# WRITTEN REQUEST:
Without the pictures, output the lines of the material from the very first through the one that holds "const aLabelsY = ['1', '2'];".

::::::::

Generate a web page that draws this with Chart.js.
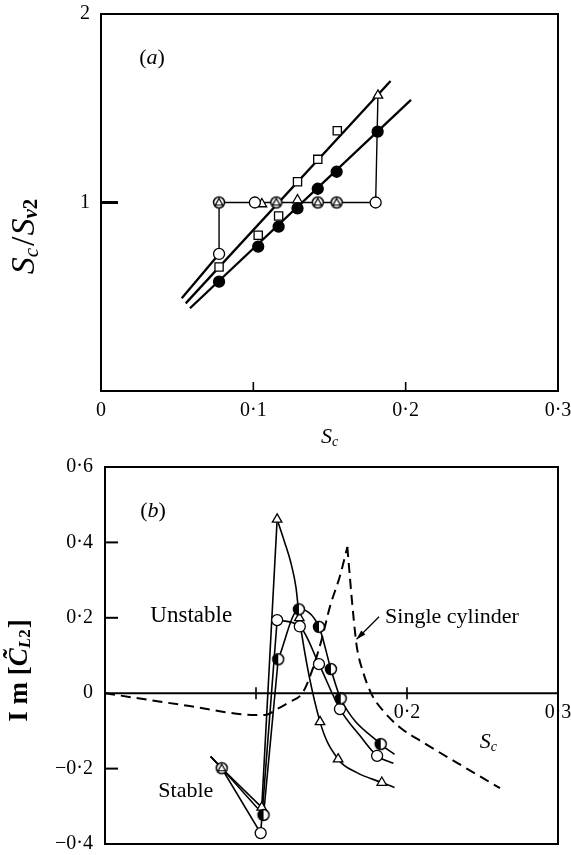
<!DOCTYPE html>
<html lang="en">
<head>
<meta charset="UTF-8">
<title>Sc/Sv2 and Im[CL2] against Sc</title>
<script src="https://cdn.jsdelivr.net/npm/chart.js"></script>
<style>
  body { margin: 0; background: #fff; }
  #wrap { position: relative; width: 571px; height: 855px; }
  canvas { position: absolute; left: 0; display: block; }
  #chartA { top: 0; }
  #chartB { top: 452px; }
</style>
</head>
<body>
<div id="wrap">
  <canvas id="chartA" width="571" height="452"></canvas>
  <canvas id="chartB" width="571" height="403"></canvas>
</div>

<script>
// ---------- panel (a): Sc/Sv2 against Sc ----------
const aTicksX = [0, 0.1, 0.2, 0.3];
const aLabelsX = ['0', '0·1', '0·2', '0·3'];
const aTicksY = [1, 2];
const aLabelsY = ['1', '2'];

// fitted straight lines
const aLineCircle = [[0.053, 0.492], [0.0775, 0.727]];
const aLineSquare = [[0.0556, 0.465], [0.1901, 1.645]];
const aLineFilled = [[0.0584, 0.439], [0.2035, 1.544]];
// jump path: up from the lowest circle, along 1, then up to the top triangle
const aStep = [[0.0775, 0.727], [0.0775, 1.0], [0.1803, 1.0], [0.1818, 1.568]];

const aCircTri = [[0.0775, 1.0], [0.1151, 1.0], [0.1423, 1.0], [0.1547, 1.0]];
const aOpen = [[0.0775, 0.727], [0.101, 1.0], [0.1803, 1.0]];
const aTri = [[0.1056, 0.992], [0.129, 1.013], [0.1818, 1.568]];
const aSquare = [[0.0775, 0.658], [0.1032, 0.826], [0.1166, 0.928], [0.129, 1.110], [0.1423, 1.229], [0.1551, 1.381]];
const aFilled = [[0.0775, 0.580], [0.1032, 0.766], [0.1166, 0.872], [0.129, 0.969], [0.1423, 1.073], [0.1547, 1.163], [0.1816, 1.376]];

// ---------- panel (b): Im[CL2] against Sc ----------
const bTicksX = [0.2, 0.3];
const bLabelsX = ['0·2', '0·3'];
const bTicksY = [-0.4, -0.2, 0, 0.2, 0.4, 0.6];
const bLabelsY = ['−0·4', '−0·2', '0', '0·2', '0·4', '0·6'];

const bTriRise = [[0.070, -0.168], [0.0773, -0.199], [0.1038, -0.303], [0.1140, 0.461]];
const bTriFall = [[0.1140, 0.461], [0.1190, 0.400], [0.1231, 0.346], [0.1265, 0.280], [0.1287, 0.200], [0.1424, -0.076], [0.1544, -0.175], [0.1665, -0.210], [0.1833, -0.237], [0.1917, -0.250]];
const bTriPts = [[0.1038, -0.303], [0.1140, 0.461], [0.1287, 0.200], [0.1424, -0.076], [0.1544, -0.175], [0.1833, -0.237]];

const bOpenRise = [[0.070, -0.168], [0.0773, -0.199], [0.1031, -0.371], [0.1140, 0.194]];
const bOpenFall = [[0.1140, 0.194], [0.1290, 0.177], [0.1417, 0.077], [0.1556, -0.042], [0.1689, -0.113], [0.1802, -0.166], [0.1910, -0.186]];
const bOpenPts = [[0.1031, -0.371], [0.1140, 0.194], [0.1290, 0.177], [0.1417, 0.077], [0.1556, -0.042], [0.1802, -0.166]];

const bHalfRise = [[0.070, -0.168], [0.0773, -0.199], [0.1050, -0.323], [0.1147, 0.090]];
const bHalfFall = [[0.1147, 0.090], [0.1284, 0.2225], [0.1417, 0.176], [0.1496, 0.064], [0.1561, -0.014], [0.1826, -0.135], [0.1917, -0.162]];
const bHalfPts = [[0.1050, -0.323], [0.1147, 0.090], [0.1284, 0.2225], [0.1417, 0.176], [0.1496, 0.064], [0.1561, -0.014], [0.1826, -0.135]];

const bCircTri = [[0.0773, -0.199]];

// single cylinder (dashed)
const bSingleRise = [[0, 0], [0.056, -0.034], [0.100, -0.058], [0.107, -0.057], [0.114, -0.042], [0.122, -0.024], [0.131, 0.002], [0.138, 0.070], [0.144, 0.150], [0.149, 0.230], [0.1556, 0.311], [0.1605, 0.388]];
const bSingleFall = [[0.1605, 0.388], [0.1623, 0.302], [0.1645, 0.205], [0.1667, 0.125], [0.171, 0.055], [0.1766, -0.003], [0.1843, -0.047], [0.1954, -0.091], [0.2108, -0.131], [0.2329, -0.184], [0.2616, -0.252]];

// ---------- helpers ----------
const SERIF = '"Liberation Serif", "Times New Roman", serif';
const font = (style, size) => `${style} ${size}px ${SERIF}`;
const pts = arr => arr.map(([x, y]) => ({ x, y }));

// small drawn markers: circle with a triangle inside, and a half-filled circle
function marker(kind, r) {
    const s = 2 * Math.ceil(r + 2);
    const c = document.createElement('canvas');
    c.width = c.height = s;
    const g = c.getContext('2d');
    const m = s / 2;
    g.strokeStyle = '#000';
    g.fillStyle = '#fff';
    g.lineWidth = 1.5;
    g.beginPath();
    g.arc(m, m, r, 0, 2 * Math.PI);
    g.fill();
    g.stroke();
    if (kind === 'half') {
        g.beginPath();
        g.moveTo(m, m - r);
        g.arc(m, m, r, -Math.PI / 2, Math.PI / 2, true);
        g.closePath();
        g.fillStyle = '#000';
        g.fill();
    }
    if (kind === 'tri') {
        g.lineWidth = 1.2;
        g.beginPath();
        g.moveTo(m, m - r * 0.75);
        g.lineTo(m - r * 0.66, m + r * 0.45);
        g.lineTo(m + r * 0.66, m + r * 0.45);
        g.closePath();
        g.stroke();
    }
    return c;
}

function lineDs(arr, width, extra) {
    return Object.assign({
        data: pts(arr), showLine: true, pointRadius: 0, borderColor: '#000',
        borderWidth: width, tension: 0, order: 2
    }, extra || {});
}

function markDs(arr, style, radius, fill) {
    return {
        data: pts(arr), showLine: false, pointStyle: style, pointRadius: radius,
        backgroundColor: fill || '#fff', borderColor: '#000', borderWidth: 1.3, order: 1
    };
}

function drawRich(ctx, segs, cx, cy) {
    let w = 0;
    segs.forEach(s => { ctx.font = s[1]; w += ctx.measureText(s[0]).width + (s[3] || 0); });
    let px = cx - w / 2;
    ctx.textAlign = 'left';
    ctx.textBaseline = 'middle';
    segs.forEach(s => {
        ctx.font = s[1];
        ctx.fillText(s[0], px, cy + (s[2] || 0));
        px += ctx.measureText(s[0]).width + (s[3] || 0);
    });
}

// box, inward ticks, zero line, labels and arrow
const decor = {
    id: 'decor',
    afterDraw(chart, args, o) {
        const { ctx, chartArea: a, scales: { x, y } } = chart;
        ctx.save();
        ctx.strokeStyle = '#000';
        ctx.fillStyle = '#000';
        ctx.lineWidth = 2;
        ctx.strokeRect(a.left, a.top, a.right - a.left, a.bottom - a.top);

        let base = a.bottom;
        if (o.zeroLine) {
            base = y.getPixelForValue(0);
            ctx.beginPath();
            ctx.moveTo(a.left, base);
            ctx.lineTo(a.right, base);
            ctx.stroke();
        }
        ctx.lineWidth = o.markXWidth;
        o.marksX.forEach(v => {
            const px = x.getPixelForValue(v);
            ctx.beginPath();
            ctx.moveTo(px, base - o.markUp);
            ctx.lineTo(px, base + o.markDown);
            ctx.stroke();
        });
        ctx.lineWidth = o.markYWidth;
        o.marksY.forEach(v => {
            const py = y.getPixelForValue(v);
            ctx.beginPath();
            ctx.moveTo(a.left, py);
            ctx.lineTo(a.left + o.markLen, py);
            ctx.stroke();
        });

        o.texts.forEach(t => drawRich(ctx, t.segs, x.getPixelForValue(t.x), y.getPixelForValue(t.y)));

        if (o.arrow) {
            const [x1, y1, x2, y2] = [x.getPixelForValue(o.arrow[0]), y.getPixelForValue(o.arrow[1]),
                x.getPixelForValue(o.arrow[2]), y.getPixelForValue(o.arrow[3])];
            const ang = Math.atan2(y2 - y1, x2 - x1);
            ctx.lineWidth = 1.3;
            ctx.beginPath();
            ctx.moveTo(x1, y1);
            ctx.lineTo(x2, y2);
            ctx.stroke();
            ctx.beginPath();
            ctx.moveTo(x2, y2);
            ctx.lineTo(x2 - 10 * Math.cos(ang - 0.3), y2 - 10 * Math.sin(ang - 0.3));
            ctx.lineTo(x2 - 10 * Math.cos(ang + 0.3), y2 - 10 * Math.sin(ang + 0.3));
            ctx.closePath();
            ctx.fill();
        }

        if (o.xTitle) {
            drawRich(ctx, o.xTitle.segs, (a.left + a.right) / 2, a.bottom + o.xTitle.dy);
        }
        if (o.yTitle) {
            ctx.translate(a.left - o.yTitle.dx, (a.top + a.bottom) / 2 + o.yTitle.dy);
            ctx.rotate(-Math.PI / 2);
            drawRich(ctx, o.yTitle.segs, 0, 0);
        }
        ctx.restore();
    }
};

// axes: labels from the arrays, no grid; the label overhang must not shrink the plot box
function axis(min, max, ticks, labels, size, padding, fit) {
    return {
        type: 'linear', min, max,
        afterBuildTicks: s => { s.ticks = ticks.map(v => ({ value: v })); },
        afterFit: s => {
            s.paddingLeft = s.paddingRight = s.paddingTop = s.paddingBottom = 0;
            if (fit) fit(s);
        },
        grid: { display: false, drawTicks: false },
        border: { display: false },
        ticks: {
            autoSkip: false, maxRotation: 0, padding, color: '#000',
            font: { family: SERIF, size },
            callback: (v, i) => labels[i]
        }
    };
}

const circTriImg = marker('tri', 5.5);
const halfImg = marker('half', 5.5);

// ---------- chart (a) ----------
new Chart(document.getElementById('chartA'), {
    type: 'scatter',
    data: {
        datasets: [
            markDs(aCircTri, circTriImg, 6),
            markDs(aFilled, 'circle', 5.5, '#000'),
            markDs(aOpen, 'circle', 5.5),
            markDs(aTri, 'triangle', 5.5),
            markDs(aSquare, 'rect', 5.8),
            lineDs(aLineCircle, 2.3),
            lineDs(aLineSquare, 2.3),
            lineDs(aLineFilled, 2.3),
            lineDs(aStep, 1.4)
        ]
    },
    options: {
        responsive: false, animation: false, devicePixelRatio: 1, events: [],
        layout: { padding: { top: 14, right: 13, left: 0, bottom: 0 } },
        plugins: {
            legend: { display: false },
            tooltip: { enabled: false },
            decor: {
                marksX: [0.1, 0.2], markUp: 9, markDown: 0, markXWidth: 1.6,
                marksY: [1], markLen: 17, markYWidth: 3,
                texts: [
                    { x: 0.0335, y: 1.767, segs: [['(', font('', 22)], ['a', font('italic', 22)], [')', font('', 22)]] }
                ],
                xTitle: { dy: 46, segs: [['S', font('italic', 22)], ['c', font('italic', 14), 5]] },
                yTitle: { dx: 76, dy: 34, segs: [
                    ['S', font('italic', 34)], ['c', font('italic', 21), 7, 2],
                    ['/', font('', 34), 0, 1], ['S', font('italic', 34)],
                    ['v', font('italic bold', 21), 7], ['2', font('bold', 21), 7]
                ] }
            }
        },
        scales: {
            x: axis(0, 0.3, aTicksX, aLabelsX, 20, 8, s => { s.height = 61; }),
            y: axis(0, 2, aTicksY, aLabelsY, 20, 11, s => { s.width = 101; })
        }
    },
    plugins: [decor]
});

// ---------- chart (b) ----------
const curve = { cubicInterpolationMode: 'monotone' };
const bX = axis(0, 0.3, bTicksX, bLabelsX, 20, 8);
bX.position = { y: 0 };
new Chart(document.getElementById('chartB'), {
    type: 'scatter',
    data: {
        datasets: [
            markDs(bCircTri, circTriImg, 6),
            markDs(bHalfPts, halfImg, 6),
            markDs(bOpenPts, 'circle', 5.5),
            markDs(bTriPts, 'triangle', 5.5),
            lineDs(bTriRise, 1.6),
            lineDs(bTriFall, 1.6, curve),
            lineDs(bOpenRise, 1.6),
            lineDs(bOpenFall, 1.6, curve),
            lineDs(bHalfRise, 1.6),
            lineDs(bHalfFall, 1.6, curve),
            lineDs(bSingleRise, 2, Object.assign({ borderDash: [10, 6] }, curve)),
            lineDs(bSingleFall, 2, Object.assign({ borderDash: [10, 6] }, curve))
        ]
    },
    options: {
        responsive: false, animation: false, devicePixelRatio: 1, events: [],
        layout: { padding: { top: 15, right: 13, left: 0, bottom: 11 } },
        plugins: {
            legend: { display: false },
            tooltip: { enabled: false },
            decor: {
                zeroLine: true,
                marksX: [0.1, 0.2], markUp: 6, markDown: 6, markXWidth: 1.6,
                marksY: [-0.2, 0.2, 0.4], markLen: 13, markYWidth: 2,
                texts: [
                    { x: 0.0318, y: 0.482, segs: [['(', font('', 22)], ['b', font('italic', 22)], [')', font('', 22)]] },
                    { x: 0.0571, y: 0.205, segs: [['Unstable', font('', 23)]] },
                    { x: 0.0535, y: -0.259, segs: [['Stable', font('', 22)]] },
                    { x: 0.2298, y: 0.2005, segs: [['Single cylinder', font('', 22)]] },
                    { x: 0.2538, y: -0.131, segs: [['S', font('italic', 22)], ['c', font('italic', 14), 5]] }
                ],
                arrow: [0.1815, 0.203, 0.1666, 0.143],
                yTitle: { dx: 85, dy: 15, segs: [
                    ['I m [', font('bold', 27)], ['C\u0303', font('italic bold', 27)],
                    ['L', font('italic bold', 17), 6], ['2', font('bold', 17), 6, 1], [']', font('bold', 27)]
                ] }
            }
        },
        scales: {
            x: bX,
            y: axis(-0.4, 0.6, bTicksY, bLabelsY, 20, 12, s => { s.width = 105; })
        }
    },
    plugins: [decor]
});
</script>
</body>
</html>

::::::::

# TASK ANSWER:
Generate a web page that draws this with Chart.js.
<!DOCTYPE html>
<html lang="en">
<head>
<meta charset="UTF-8">
<title>Sc/Sv2 and Im[CL2] against Sc</title>
<script src="https://cdn.jsdelivr.net/npm/chart.js"></script>
<style>
  body { margin: 0; background: #fff; }
  #wrap { position: relative; width: 571px; height: 855px; }
  canvas { position: absolute; left: 0; display: block; }
  #chartA { top: 0; }
  #chartB { top: 452px; }
</style>
</head>
<body>
<div id="wrap">
  <canvas id="chartA" width="571" height="452"></canvas>
  <canvas id="chartB" width="571" height="403"></canvas>
</div>

<script>
// ---------- panel (a): Sc/Sv2 against Sc ----------
const aTicksX = [0, 0.1, 0.2, 0.3];
const aLabelsX = ['0', '0·1', '0·2', '0·3'];
const aTicksY = [1, 2];
const aLabelsY = ['1', '2'];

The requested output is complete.